# Homework Help: Elastic scattering question

1. Nov 6, 2016

### Poirot

1. The problem statement, all variables and given/known data
An electron collides with a particle with mass M at rest and scatters elastically through an angle θ (assume electron mass negligible).
Show that the fraction of energy lost by the e- is:

(Ee - Ee')/Ee = 1/[1+ Mc2/Ee(1-cosθ)]

2. Relevant equations
Conservation of Energy: Ee + Mc2 = Ee' + EM
Conservation of momentum: Pe = Pe' + PM

E2 = P2c2 + M2c4

or for electron since mass negligible, E=Pc

Previous parts of the questions required the rearrangements of these to get:
PM2 = 1/c2[Ee2 +Ee'2 - 2EeEe'cosθ]

3. The attempt at a solution
I've tried to solve this so many times but the closest I can get is:

(Ee - Ee')/Ee = Ee'(1-cosθ)/Mc2

I don't know if I'm missing some kind of relation I can use to sub in Ee' for Ee because in the final expression I'm trying to get there seems to be way more Ee's than I would expect.

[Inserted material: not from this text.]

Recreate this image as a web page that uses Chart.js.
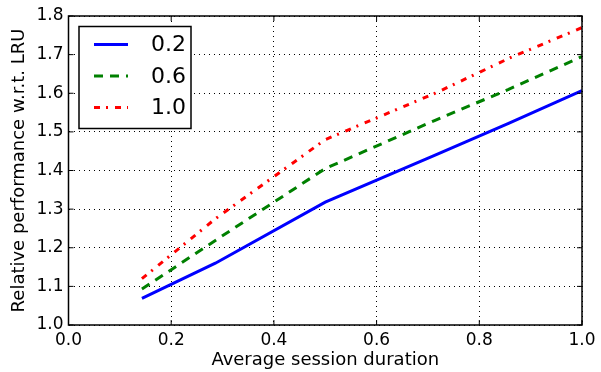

I've also tried working backwards to find out what I'm missing from the answer but I just don't see it.

I think I have tunnel vision from trying this so often and can't see another way, so thank you in advance for any help, it's greatly appreciated!

2. Nov 6, 2016

### Staff: Mentor

Your situation is equivalent to Compton scattering (just with different particles), you should find derivations for this in textbooks and websites.

3. Nov 6, 2016

### vela

Staff Emeritus
You're not missing any physics here. It's just algebra. Starting from the expression you got, solve for $E_e'$ in terms of $E_e$, $\theta$, and $M$. Then plug the result into $(E_e-E'_e)/E_e$ and simplify.